Connecting Predictive Analytics to Related Disciplines

Data Science Essentials For Dummies

Predictive analytics makes heavy use of three related disciplines: data mining, statistics, and machine learning. All four disciplines intersect to such a large degree that their names are often used interchangeably. Just to keep the record straight, there are some distinctions: predictive analytics combines many of the techniques, tools, and algorithms that data mining, statistics, and machine learning have in common.

Its goal, however, is to use those tools to understand the data, analyze it, learn from it, and create a mathematical model that can make useful business predictions. That futuristic orientation is what differentiates predictive analytics as it combines aspects of the other three disciplines in the various steps and or stages required to develop a predictive model.

It's the predictive capability that sets apart this specialized use of statistics, data mining, and machine learning. Let’s examine the contributions of each discipline.

Statistics

Statistics are numbers that result from measuring empirical data over time. As a discipline, statistics concerns itself with gathering and analyzing data — often to tell a story in numbers.

Statistics can infer relationships within data; thus it plays an active role in presenting data and helping people understand it. Using only a sample of the data, statistics can give you a basis for inferring hypotheses about the data as a whole. Thus the discipline is both descriptive and inferential.

Inferential statistics is concerned with making inferences or predictions about the characteristics of a whole population from a sample dataset. Sample data for analysis is chosen at random, in a way that represents (but doesn't include) the whole population, which is hard to have access to. When the sample dataset is well chosen, analyzing it allows the investigator to project the findings of the analysis onto the whole population with a measurable degree of accuracy.

Statistics relies, of course, on mathematics to analyze the data by verifying a hypothesis or theory, determining its accuracy, and drawing a conclusion.

It is the statisticians’ job to prove or disprove, with a single sample, whether their hypothesis about the population is true. The fact that a hypothesis precedes the analysis is a clear distinction for statistics, and a hallmark that differentiates it from other techniques.

Unlike data mining, statistics doesn't involve data cleansing or preprocessing. But descriptive statistics and data mining do have data grouping in common; both aim to describe data and define the processes used to categorize it.
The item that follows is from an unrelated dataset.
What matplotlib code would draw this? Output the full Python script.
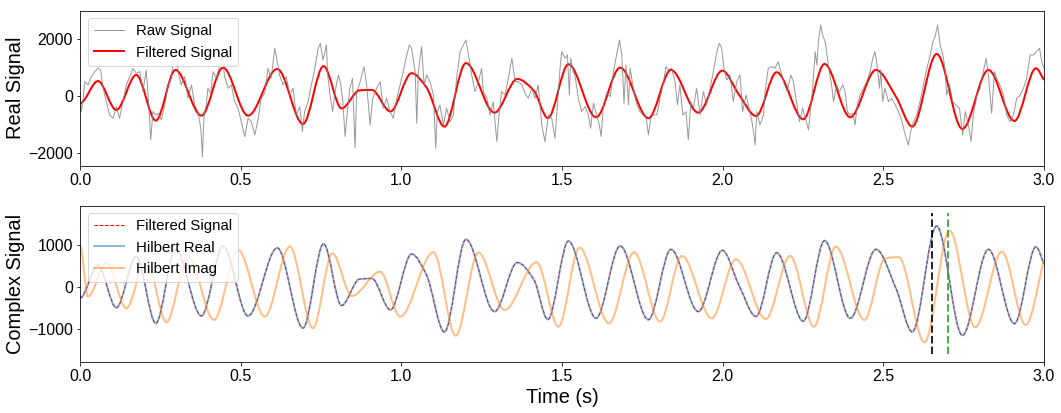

A common denominator among all these disciplines is the underlying mathematics. The math is at the heart of statistics, and all algorithms and programming used in data mining, machine learning, and predictive analytics. Another common denominator is data analysis, a quest for better-informed, smarter decisions about future outcomes.

Data mining

Data mining is concerned mainly with analyzing data through describing, summarizing, classifying, and clustering the data so as to find useful patterns, links, or associations within it.

Data mining is often used interchangeably with machine learning but there are some distinctions between the two terms. For example: data miners are familiar with the use of machine learning to perform some tasks involving large amounts of data. However, they can also create a sophisticated and optimized query on a database without the use of machine learning — which would still be considered data mining. This is similar to knowledge discovery in databases, (KDD). It finds knowledge in data and emphasizes a broad application of particular data mining techniques.

Machine learning

Machine learning is another discipline that focuses on analyzing the data and making sense of it — but does so by teaching a computer program to do the work. The more data is analyzed, the more the system can learn about it, what to expect from it, and what to do with it. Data analysis becomes a source of continuous feedback to the system, which promptly analyzes data, attempts to understand and make sense of it, and gets better at those tasks.

When a new special case, usually an exception or a new behavior, is processed for the first time, the knowledge base of the system is incremented to include the new case. The more special cases are handled, the better equipped the system is to make decisions that produce the most useful outcome. This is the nature of the learning that the machine is programmed to do.

Machine learning is the equivalent of teaching a system the rules of a game, and then getting the system to practice the game by playing at elementary and intermediate levels. After that preparation, the system can play at advanced levels in real time.

IBM Watson uses natural language processing and machine learning to reveal insights from large amounts of unstructured data. Watson was used in a 2011 Jeopardy! match, and it won. Before that, IBM’s Deep Blue beat world champion Gary Kasparov in chess. In 2016, Google’s AlphaGo beat the world champion, Lee Sedol, in Go (a much harder game to conquer, because Go is exponentially more complex than chess).

Machine learning is perfectly suited for

Complex data
Data in various forms
Data collected from diverse sources
Data in large amounts

Data mining can uncover previously unknown connections and associations in the data. Machine learning can categorize the new and upcoming unknowns, learn from them based on its previous processing of the data, and get better at incorporating them into the known data. Both techniques lead to greater insight and understanding of the data.